ValueError – If the public key is not found or invalid.

import_private_key_from_crypto(private_key)[source]

Import an EC private key from cryptography EllipticCurvePrivateKey object into the HSM.

Parameters:

private_key (cryptography.hazmat.primitives.asymmetric.ec.EllipticCurvePrivateKey) – The EC private key object from cryptography library

Returns:

True if import was successful, False otherwise

Return type:

bool

property key_size: int[source]

Return the EC key size in bits.

Returns:

The key size.

Return type:

int

encrypt(plaintext)[source]

Not implemented for EC keys.

Raises:

NotImplementedError – Always.

Parameters:

plaintext (bytes)

Return type:

None

decrypt(ciphertext, padding)[source]

Not implemented for EC keys.

Raises:

NotImplementedError – Always.

Parameters:
  • ciphertext (bytes)

  • padding (cryptography.hazmat.primitives.asymmetric.padding.AsymmetricPadding)

Return type:

None

private_numbers()[source]

Not implemented for PKCS#11 private keys.

Raises:

NotImplementedError – Always.

Return type:

cryptography.hazmat.primitives.asymmetric.ec.EllipticCurvePrivateNumbers

private_bytes(_encoding, _format, _encryption_algorithm)[source]

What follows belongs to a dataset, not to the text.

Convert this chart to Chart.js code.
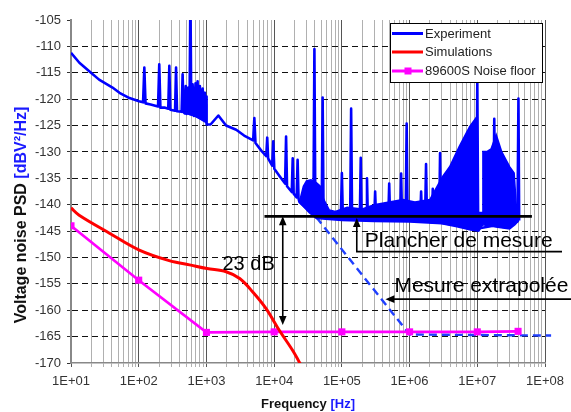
<!DOCTYPE html>
<html>
<head>
<meta charset="utf-8">
<script src="https://cdn.jsdelivr.net/npm/chart.js@4.4.1/dist/chart.umd.min.js"></script>
<style>
  html, body { margin: 0; padding: 0; background: #fff; }
  #wrap { width: 571px; height: 412px; position: relative; }
</style>
</head>
<body>
<div id="wrap"><canvas id="psd-chart"></canvas></div>
<script>
const FONT = "'Liberation Sans', Arial, Helvetica, sans-serif";

// measured spectrum [Hz, dBV²/Hz] - spikes are base / peak / base
const experiment = [
  [10, -111.2], [13.3, -113.1], [18.6, -114.7], [26, -116.3], [41, -117.8], [52, -118.8], [73, -119.8], [101, -120.4],
  [116, -120.6], [121, -114], [126, -120.8], [150, -121],
  [193, -121.4], [201, -113.4], [209, -121.6], [240, -121.6],
  [273, -121.8], [283, -113.7], [293, -122],
  [344, -122.2], [356, -114], [368, -122.3],
  [430, -122.4], [445, -115.3], [460, -122.5],
  [480, -122.7], [495, -117.5], [510, -122.8], [540, -117.8], [562, -122.8], [580, -100], [598, -122.9],
  [625, -117.2], [655, -123.2], [690, -117], [720, -123.3], [740, -116.6], [765, -123.4], [800, -117.5],
  [840, -123.6], [880, -118], [920, -123.8], [950, -118.8], [975, -124], [990, -119.5], [1000, -124.2],
  [1010, -124.8], [1150, -124.8], [1500, -123.1], [1950, -125], [2750, -125.8], [3600, -126.9],
  [4900, -127.8], [5100, -123.6], [5300, -128.3], [6500, -129.8],
  [7650, -130.8], [7900, -127.3], [8150, -131.2],
  [9350, -132.6], [9700, -128], [10050, -133.2], [11900, -134.5],
  [14500, -136], [15000, -127.1], [15500, -136.5],
  [18200, -137.6], [18800, -131.2], [19400, -137.9],
  [21500, -138.6], [22200, -131.5], [22900, -138.8],
  [23600, -139.5], [33000, -141.2],
  [38000, -141.8], [39300, -110.5], [40600, -141.9],
  [50300, -142.2], [52000, -119.7], [53700, -142.3],
  [96500, -142.5], [100000, -134], [103500, -142.5],
  [132500, -142.6], [137000, -121.8], [141500, -142.6],
  [184000, -142.7], [190000, -131.1], [196000, -142.7],
  [228000, -142.7], [235000, -135], [242000, -142.7],
  [300000, -142.8], [310000, -137.5], [320000, -142.8],
  [484000, -142.9], [500000, -136], [516000, -142.9],
  [725000, -143], [750000, -134.1], [775000, -143],
  [875000, -143], [905000, -124.6], [935000, -143],
  [1430000, -143.1], [1480000, -137.5], [1530000, -143.1],
  [1690000, -143.2], [1750000, -132.3], [1810000, -143.2],
  [2130000, -143.3], [2200000, -137], [2270000, -143.3],
  [2730000, -143.4], [2820000, -130.2], [2910000, -143.4],
  [9700000, -144.5], [10000000, -116.6], [10300000, -144.5],
  [17200000, -144], [17800000, -123.7], [18400000, -144],
  [39200000, -143.2], [40500000, -119.9], [41500000, -143]
];

// dense noise region of the measurement: upper and lower envelope
const noiseTop = [
  [23600, -139.5], [27000, -136.5], [30000, -135.5], [35000, -135.3], [42000, -135.8], [48000, -136.5],
  [54000, -139], [65000, -141], [80000, -141.3], [120000, -140.5], [200000, -140.8], [300000, -140],
  [500000, -139.5], [800000, -139], [1200000, -139.5], [2000000, -139], [3060000, -134.7],
  [3900000, -132.8], [5400000, -129], [7700000, -125.2], [10000000, -123.2], [10300000, -141.5],
  [11800000, -141.5], [12100000, -129.9], [14000000, -129.9], [16000000, -129.4], [19000000, -126.7],
  [23000000, -130], [30000000, -132.8], [35000000, -134], [38000000, -141], [41000000, -143]
];
const noiseBottom = [
  [23600, -139.5], [33000, -141.5], [42000, -142.6], [100000, -143], [300000, -143.2], [1000000, -143.3],
  [3000000, -143.6], [5000000, -144.2], [8000000, -144.8], [10500000, -145], [12000000, -143.8],
  [20000000, -144.3], [30000000, -144.6], [36000000, -143.8], [41000000, -143]
];

// noise cluster just below 1 kHz
const clusterTop = [
  [470, -122.6], [490, -119], [560, -118.5], [620, -118], [700, -117.8], [800, -118],
  [900, -118.5], [960, -119.5], [1000, -121], [1005, -124.5]
];
const clusterBottom = [[470, -122.6], [700, -123.3], [1005, -124.5]];

const simulation = [
  [10, -140.6], [13.2, -142], [37, -145.4], [102, -148.6], [282, -150.6], [562, -151.4], [1020, -152.1],
  [1950, -152.7], [3100, -154], [4800, -156.5], [7600, -159.7], [11900, -163.8], [18700, -167.6], [26400, -171]
];

const noiseFloor89600S = [
  [10, -144], [100, -154.3], [1000, -164.2], [10000, -164.1], [100000, -164.1],
  [1000000, -164.1], [10000000, -164.1], [40000000, -164]
];

const extrapolated = [[42000, -142.4], [1000000, -164.6], [123000000, -164.8]];
const measurementFloor = [[7200, -142.2], [64000000, -142.2]];

const xTickValues = [];
for (let e = 1; e <= 7; e++) {
  for (let k = 1; k <= 9; k++) xTickValues.push(k * Math.pow(10, e));
}
xTickValues.push(1e8);

const yMin = -170, yMax = -105, yStep = 5;

const toXY = arr => arr.map(([x, y]) => ({ x, y }));
const isDecade = v => Math.abs(Math.log10(v) - Math.round(Math.log10(v))) < 1e-9;

function arrowHead(ctx, tx, ty, dx, dy, len, half) {
  const bx = tx - dx * len, by = ty - dy * len;
  ctx.beginPath();
  ctx.moveTo(tx, ty);
  ctx.lineTo(bx - dy * half, by + dx * half);
  ctx.lineTo(bx + dy * half, by - dx * half);
  ctx.closePath();
  ctx.fill();
}

const overlayPlugin = {
  id: 'overlay',
  afterDatasetsDraw(chart) {
    const { ctx } = chart;
    const px = v => chart.scales.x.getPixelForValue(v);
    const py = v => chart.scales.y.getPixelForValue(v);
    ctx.save();
    ctx.strokeStyle = '#000';
    ctx.fillStyle = '#000';
    ctx.lineWidth = 1.6;

    // 23 dB double arrow
    const ax = px(13400), aTop = py(-142.2), aBot = py(-162.8);
    ctx.beginPath();
    ctx.moveTo(ax, aTop + 6);
    ctx.lineTo(ax, aBot - 6);
    ctx.stroke();
    arrowHead(ctx, ax, aTop, 0, -1, 9, 3.8);
    arrowHead(ctx, ax, aBot, 0, 1, 9, 3.8);
    ctx.font = '20px ' + FONT;
    ctx.textAlign = 'right';
    ctx.textBaseline = 'alphabetic';
    ctx.fillText('23 dB', ax - 8, py(-151) + 7);

    // Plancher de mesure callout
    const vx = px(166000), lineY = py(-148.9), tipY = py(-142.5);
    ctx.beginPath();
    ctx.moveTo(562, lineY);
    ctx.lineTo(vx, lineY);
    ctx.lineTo(vx, tipY + 6);
    ctx.stroke();
    arrowHead(ctx, vx, tipY, 0, -1, 9, 3.8);
    ctx.font = '21px ' + FONT;
    ctx.textAlign = 'left';
    ctx.fillText('Plancher de mesure', vx + 8, lineY - 4.5);

    // Mesure extrapolée callout
    const tx = px(440000), ly = py(-157.9);
    ctx.beginPath();
    ctx.moveTo(tx + 6, ly);
    ctx.lineTo(571, ly);
    ctx.stroke();
    arrowHead(ctx, tx, ly, -1, 0, 9, 3.8);
    ctx.fillText('Mesure extrapolée', tx + 9, ly - 7);
    ctx.restore();
  },
  afterDraw(chart) {
    const { ctx, chartArea } = chart;
    ctx.save();

    // legend box inside the plot
    const lx = 390, ly = 23, lw = 152, lh = 59;
    ctx.fillStyle = '#fff';
    ctx.fillRect(lx, ly, lw, lh);
    ctx.strokeStyle = '#000';
    ctx.lineWidth = 1;
    ctx.strokeRect(lx + 0.5, ly + 0.5, lw, lh);
    const rows = [33.5, 52, 71];
    ctx.font = '13px ' + FONT;
    ctx.textBaseline = 'middle';
    ctx.textAlign = 'left';
    [0, 1, 2].forEach((di, i) => {
      const ds = chart.data.datasets[di];
      ctx.strokeStyle = ds.borderColor;
      ctx.lineWidth = 3;
      ctx.beginPath();
      ctx.moveTo(lx + 2, rows[i]);
      ctx.lineTo(lx + 33, rows[i]);
      ctx.stroke();
      if (ds.pointRadius > 0) {
        ctx.fillStyle = ds.borderColor;
        ctx.fillRect(lx + 14.5, rows[i] - 3.5, 7, 7);
      }
      ctx.fillStyle = '#222';
      ctx.fillText(ds.label, lx + 35, rows[i] + 0.5);
    });

    // axis titles, unit part in blue
    const drawTitle = (parts, cx, cy, rot) => {
      ctx.save();
      ctx.translate(cx, cy);
      ctx.rotate(rot);
      const total = parts.reduce((s, p) => s + ctx.measureText(p[0]).width, 0);
      let x0 = -total / 2;
      parts.forEach(([txt, col]) => {
        ctx.fillStyle = col;
        ctx.fillText(txt, x0, 0);
        x0 += ctx.measureText(txt).width;
      });
      ctx.restore();
    };
    ctx.textBaseline = 'middle';
    ctx.font = 'bold 16px ' + FONT;
    drawTitle([['Voltage noise PSD ', '#111'], ['[dBV²/Hz]', '#1a1aff']], 22, 215, -Math.PI / 2);
    ctx.font = 'bold 13px ' + FONT;
    drawTitle([['Frequency ', '#111'], ['[Hz]', '#1a1aff']], (chartArea.left + chartArea.right) / 2, 404, 0);
    ctx.restore();
  }
};

const chart = new Chart(document.getElementById('psd-chart'), {
  type: 'line',
  data: {
    datasets: [
      {
        label: 'Experiment',
        data: toXY(experiment),
        borderColor: '#0000ff',
        borderWidth: 2.6,
        borderJoinStyle: 'round',
        pointRadius: 0,
        tension: 0,
        order: 3
      },
      {
        label: 'Simulations',
        data: toXY(simulation),
        borderColor: '#ff0000',
        borderWidth: 3,
        pointRadius: 0,
        tension: 0.35,
        order: 1
      },
      {
        label: '89600S Noise floor',
        data: toXY(noiseFloor89600S),
        borderColor: '#ff00ff',
        backgroundColor: '#ff00ff',
        borderWidth: 2.6,
        pointRadius: 5,
        pointStyle: 'rect',
        pointBorderWidth: 0,
        tension: 0,
        order: 2
      },
      {
        label: 'noise top',
        data: toXY(noiseTop),
        borderColor: '#0000ff',
        backgroundColor: '#0000ff',
        borderWidth: 1.5,
        pointRadius: 0,
        tension: 0,
        fill: '+1',
        order: 4
      },
      {
        label: 'noise bottom',
        data: toXY(noiseBottom),
        borderColor: '#0000ff',
        borderWidth: 1.5,
        pointRadius: 0,
        tension: 0,
        order: 4
      },
      {
        label: 'extrapolated',
        data: toXY(extrapolated),
        borderColor: '#1f3fff',
        borderWidth: 2.4,
        borderDash: [8, 5],
        pointRadius: 0,
        tension: 0,
        clip: { left: 0, top: 0, right: 8, bottom: 2 },
        order: 5
      },
      {
        label: 'floor',
        data: toXY(measurementFloor),
        borderColor: '#000',
        borderWidth: 2.8,
        pointRadius: 0,
        order: 0
      },
      {
        label: 'cluster top',
        data: toXY(clusterTop),
        borderColor: '#0000ff',
        backgroundColor: '#0000ff',
        borderWidth: 1.5,
        pointRadius: 0,
        tension: 0,
        fill: '+1',
        order: 4
      },
      {
        label: 'cluster bottom',
        data: toXY(clusterBottom),
        borderColor: '#0000ff',
        borderWidth: 1.5,
        pointRadius: 0,
        tension: 0,
        order: 4
      }
    ]
  },
  options: {
    responsive: true,
    maintainAspectRatio: false,
    animation: false,
    events: [],
    layout: { padding: { top: 20, right: 25, bottom: 0, left: 0 } },
    plugins: {
      legend: { display: false },
      tooltip: { enabled: false }
    },
    scales: {
      x: {
        type: 'logarithmic',
        min: 10,
        max: 1e8,
        afterBuildTicks: scale => { scale.ticks = xTickValues.map(v => ({ value: v })); },
        afterFit: scale => { scale.height = 49; },
        ticks: {
          autoSkip: false,
          maxRotation: 0,
          padding: 7,
          color: '#333',
          font: { family: FONT, size: 13 },
          callback: v => isDecade(v) ? '1E+' + String(Math.round(Math.log10(v))).padStart(2, '0') : ''
        },
        grid: {
          color: c => (c.tick && isDecade(c.tick.value)) ? '#555' : '#b0b0b0',
          lineWidth: 1,
          tickLength: 4
        },
        border: { color: '#888', width: 1.5 }
      },
      y: {
        type: 'linear',
        min: yMin,
        max: yMax,
        afterFit: scale => { scale.width = 71; },
        ticks: {
          stepSize: yStep,
          padding: 6,
          color: '#333',
          font: { family: FONT, size: 13 }
        },
        grid: {
          color: c => (c.tick && (c.tick.value === yMin || c.tick.value === yMax)) ? 'rgba(0,0,0,0)' : '#111',
          tickColor: '#333',
          lineWidth: 1,
          tickLength: 4
        },
        border: { color: '#888', width: 2, dash: [6, 4] }
      }
    }
  },
  plugins: [overlayPlugin]
});
</script>
</body>
</html>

Not implemented for PKCS#11 private keys.

Raises:

NotImplementedError – Always.

Parameters:
  • _encoding (cryptography.hazmat.primitives.serialization.Encoding)

  • _format (cryptography.hazmat.primitives.serialization.PrivateFormat)

  • _encryption_algorithm (cryptography.hazmat.primitives.serialization.KeySerializationEncryption)

Return type:

bytes

exchange(algorithm, peer_public_key)[source]

Not implemented for EC keys.

Raises:

NotImplementedError – Always.

Parameters:
  • algorithm (Any)

  • peer_public_key (Any)

Return type:

bytes

property curve: cryptography.hazmat.primitives.asymmetric.ec.EllipticCurve[source]

Return the elliptic curve used by the private key.

Returns:

The curve object.

Return type:

ec.EllipticCurve

Raises:

ValueError – If the curve parameters cannot be determined or are not supported.